===== Task inputs
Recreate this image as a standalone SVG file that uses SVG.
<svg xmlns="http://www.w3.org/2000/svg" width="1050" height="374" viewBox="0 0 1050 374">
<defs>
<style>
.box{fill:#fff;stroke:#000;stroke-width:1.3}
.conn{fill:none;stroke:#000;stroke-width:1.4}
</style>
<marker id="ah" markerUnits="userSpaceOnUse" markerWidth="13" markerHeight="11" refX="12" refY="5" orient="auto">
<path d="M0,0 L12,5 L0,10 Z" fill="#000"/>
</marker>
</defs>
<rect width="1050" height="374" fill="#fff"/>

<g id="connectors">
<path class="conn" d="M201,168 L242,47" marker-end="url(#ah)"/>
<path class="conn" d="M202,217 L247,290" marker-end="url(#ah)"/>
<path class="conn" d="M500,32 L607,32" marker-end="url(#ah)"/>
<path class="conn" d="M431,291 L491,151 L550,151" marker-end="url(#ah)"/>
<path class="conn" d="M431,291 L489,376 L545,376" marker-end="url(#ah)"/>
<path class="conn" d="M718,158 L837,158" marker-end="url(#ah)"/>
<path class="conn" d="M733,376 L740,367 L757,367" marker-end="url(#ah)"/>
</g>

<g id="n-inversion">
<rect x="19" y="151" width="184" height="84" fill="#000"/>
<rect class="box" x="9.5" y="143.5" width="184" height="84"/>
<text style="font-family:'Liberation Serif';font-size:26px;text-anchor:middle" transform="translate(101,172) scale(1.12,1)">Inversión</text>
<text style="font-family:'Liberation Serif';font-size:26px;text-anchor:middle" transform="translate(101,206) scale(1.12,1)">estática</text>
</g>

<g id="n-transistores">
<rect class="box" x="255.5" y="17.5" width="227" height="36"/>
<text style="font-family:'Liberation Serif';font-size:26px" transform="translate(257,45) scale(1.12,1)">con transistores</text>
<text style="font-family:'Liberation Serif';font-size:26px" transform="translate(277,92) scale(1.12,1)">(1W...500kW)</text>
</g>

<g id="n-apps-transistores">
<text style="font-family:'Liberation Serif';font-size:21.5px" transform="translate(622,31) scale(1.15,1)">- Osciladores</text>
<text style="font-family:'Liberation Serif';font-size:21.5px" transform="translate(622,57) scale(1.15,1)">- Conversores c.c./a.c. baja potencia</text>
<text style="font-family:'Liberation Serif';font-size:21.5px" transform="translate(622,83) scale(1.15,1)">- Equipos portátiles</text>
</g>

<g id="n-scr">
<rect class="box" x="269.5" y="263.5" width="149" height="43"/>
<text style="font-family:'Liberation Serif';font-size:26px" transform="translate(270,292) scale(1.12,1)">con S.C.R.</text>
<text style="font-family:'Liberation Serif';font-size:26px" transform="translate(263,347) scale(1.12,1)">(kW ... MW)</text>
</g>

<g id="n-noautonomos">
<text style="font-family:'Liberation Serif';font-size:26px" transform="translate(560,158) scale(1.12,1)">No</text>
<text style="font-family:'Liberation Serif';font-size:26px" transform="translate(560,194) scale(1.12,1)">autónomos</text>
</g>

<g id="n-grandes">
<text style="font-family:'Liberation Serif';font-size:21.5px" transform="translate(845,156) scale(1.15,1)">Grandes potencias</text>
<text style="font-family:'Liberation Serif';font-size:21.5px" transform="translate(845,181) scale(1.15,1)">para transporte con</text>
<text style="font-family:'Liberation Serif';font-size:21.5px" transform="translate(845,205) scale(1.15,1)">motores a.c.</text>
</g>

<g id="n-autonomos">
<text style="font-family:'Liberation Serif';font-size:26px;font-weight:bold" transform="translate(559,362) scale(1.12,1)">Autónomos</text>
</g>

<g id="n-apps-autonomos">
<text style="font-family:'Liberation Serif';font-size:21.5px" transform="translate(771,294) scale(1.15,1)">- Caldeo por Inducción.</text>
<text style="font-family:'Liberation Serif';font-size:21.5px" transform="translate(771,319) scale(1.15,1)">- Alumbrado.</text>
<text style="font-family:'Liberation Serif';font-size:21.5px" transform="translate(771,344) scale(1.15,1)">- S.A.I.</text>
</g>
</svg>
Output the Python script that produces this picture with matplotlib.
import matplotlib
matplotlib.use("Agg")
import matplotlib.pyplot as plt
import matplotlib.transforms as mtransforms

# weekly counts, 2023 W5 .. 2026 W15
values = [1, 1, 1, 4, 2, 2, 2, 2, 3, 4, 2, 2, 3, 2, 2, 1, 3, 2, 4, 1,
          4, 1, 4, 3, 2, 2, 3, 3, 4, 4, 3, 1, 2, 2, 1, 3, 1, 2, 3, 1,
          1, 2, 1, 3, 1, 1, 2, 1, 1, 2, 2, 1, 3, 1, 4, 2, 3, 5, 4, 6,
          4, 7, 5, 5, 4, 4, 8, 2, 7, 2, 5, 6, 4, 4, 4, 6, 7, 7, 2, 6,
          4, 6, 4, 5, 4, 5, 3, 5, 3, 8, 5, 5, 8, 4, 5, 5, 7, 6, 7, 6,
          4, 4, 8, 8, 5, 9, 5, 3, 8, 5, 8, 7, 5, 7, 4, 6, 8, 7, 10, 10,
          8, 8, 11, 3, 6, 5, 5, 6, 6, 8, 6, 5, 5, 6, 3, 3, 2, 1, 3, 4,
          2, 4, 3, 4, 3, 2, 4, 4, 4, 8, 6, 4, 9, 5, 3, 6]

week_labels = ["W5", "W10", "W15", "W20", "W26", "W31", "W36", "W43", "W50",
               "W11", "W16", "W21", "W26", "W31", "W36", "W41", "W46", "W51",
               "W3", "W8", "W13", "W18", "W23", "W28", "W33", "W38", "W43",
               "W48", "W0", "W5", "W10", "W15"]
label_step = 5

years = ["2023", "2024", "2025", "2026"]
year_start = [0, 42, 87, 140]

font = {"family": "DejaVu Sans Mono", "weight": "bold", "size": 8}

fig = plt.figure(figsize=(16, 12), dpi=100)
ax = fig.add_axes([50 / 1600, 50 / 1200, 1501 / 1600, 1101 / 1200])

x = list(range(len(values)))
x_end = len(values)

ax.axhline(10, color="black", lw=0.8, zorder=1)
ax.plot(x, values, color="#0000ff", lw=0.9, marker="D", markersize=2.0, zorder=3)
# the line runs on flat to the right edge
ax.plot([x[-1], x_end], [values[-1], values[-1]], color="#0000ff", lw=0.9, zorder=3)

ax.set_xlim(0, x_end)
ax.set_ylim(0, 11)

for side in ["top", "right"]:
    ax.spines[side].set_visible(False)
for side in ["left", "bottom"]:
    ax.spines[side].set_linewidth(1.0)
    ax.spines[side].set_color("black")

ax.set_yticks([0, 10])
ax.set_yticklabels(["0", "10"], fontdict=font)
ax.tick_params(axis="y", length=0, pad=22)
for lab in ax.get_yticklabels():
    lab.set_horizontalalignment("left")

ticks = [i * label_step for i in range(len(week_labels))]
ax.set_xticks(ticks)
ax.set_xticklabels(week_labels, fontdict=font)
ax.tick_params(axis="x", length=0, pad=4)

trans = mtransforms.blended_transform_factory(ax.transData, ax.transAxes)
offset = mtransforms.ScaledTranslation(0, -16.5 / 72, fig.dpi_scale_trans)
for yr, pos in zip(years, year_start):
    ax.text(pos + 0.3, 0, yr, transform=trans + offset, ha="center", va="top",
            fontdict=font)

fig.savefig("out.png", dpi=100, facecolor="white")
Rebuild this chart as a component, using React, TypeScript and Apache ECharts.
==========
§ Task instructions: Copy the material above verbatim.

§ Task response:
Recreate this image as a standalone SVG file that uses SVG.
<svg xmlns="http://www.w3.org/2000/svg" width="1050" height="374" viewBox="0 0 1050 374">
<defs>
<style>
.box{fill:#fff;stroke:#000;stroke-width:1.3}
.conn{fill:none;stroke:#000;stroke-width:1.4}
</style>
<marker id="ah" markerUnits="userSpaceOnUse" markerWidth="13" markerHeight="11" refX="12" refY="5" orient="auto">
<path d="M0,0 L12,5 L0,10 Z" fill="#000"/>
</marker>
</defs>
<rect width="1050" height="374" fill="#fff"/>

<g id="connectors">
<path class="conn" d="M201,168 L242,47" marker-end="url(#ah)"/>
<path class="conn" d="M202,217 L247,290" marker-end="url(#ah)"/>
<path class="conn" d="M500,32 L607,32" marker-end="url(#ah)"/>
<path class="conn" d="M431,291 L491,151 L550,151" marker-end="url(#ah)"/>
<path class="conn" d="M431,291 L489,376 L545,376" marker-end="url(#ah)"/>
<path class="conn" d="M718,158 L837,158" marker-end="url(#ah)"/>
<path class="conn" d="M733,376 L740,367 L757,367" marker-end="url(#ah)"/>
</g>

<g id="n-inversion">
<rect x="19" y="151" width="184" height="84" fill="#000"/>
<rect class="box" x="9.5" y="143.5" width="184" height="84"/>
<text style="font-family:'Liberation Serif';font-size:26px;text-anchor:middle" transform="translate(101,172) scale(1.12,1)">Inversión</text>
<text style="font-family:'Liberation Serif';font-size:26px;text-anchor:middle" transform="translate(101,206) scale(1.12,1)">estática</text>
</g>

<g id="n-transistores">
<rect class="box" x="255.5" y="17.5" width="227" height="36"/>
<text style="font-family:'Liberation Serif';font-size:26px" transform="translate(257,45) scale(1.12,1)">con transistores</text>
<text style="font-family:'Liberation Serif';font-size:26px" transform="translate(277,92) scale(1.12,1)">(1W...500kW)</text>
</g>

<g id="n-apps-transistores">
<text style="font-family:'Liberation Serif';font-size:21.5px" transform="translate(622,31) scale(1.15,1)">- Osciladores</text>
<text style="font-family:'Liberation Serif';font-size:21.5px" transform="translate(622,57) scale(1.15,1)">- Conversores c.c./a.c. baja potencia</text>
<text style="font-family:'Liberation Serif';font-size:21.5px" transform="translate(622,83) scale(1.15,1)">- Equipos portátiles</text>
</g>

<g id="n-scr">
<rect class="box" x="269.5" y="263.5" width="149" height="43"/>
<text style="font-family:'Liberation Serif';font-size:26px" transform="translate(270,292) scale(1.12,1)">con S.C.R.</text>
<text style="font-family:'Liberation Serif';font-size:26px" transform="translate(263,347) scale(1.12,1)">(kW ... MW)</text>
</g>

<g id="n-noautonomos">
<text style="font-family:'Liberation Serif';font-size:26px" transform="translate(560,158) scale(1.12,1)">No</text>
<text style="font-family:'Liberation Serif';font-size:26px" transform="translate(560,194) scale(1.12,1)">autónomos</text>
</g>

<g id="n-grandes">
<text style="font-family:'Liberation Serif';font-size:21.5px" transform="translate(845,156) scale(1.15,1)">Grandes potencias</text>
<text style="font-family:'Liberation Serif';font-size:21.5px" transform="translate(845,181) scale(1.15,1)">para transporte con</text>
<text style="font-family:'Liberation Serif';font-size:21.5px" transform="translate(845,205) scale(1.15,1)">motores a.c.</text>
</g>

<g id="n-autonomos">
<text style="font-family:'Liberation Serif';font-size:26px;font-weight:bold" transform="translate(559,362) scale(1.12,1)">Autónomos</text>
</g>

<g id="n-apps-autonomos">
<text style="font-family:'Liberation Serif';font-size:21.5px" transform="translate(771,294) scale(1.15,1)">- Caldeo por Inducción.</text>
<text style="font-family:'Liberation Serif';font-size:21.5px" transform="translate(771,319) scale(1.15,1)">- Alumbrado.</text>
<text style="font-family:'Liberation Serif';font-size:21.5px" transform="translate(771,344) scale(1.15,1)">- S.A.I.</text>
</g>
</svg>
Output the Python script that produces this picture with matplotlib.
import matplotlib
matplotlib.use("Agg")
import matplotlib.pyplot as plt
import matplotlib.transforms as mtransforms

# weekly counts, 2023 W5 .. 2026 W15
values = [1, 1, 1, 4, 2, 2, 2, 2, 3, 4, 2, 2, 3, 2, 2, 1, 3, 2, 4, 1,
          4, 1, 4, 3, 2, 2, 3, 3, 4, 4, 3, 1, 2, 2, 1, 3, 1, 2, 3, 1,
          1, 2, 1, 3, 1, 1, 2, 1, 1, 2, 2, 1, 3, 1, 4, 2, 3, 5, 4, 6,
          4, 7, 5, 5, 4, 4, 8, 2, 7, 2, 5, 6, 4, 4, 4, 6, 7, 7, 2, 6,
          4, 6, 4, 5, 4, 5, 3, 5, 3, 8, 5, 5, 8, 4, 5, 5, 7, 6, 7, 6,
          4, 4, 8, 8, 5, 9, 5, 3, 8, 5, 8, 7, 5, 7, 4, 6, 8, 7, 10, 10,
          8, 8, 11, 3, 6, 5, 5, 6, 6, 8, 6, 5, 5, 6, 3, 3, 2, 1, 3, 4,
          2, 4, 3, 4, 3, 2, 4, 4, 4, 8, 6, 4, 9, 5, 3, 6]

week_labels = ["W5", "W10", "W15", "W20", "W26", "W31", "W36", "W43", "W50",
               "W11", "W16", "W21", "W26", "W31", "W36", "W41", "W46", "W51",
               "W3", "W8", "W13", "W18", "W23", "W28", "W33", "W38", "W43",
               "W48", "W0", "W5", "W10", "W15"]
label_step = 5

years = ["2023", "2024", "2025", "2026"]
year_start = [0, 42, 87, 140]

font = {"family": "DejaVu Sans Mono", "weight": "bold", "size": 8}

fig = plt.figure(figsize=(16, 12), dpi=100)
ax = fig.add_axes([50 / 1600, 50 / 1200, 1501 / 1600, 1101 / 1200])

x = list(range(len(values)))
x_end = len(values)

ax.axhline(10, color="black", lw=0.8, zorder=1)
ax.plot(x, values, color="#0000ff", lw=0.9, marker="D", markersize=2.0, zorder=3)
# the line runs on flat to the right edge
ax.plot([x[-1], x_end], [values[-1], values[-1]], color="#0000ff", lw=0.9, zorder=3)

ax.set_xlim(0, x_end)
ax.set_ylim(0, 11)

for side in ["top", "right"]:
    ax.spines[side].set_visible(False)
for side in ["left", "bottom"]:
    ax.spines[side].set_linewidth(1.0)
    ax.spines[side].set_color("black")

ax.set_yticks([0, 10])
ax.set_yticklabels(["0", "10"], fontdict=font)
ax.tick_params(axis="y", length=0, pad=22)
for lab in ax.get_yticklabels():
    lab.set_horizontalalignment("left")

ticks = [i * label_step for i in range(len(week_labels))]
ax.set_xticks(ticks)
ax.set_xticklabels(week_labels, fontdict=font)
ax.tick_params(axis="x", length=0, pad=4)

trans = mtransforms.blended_transform_factory(ax.transData, ax.transAxes)
offset = mtransforms.ScaledTranslation(0, -16.5 / 72, fig.dpi_scale_trans)
for yr, pos in zip(years, year_start):
    ax.text(pos + 0.3, 0, yr, transform=trans + offset, ha="center", va="top",
            fontdict=font)

fig.savefig("out.png", dpi=100, facecolor="white")
Rebuild this chart as a component, using React, TypeScript and Apache ECharts.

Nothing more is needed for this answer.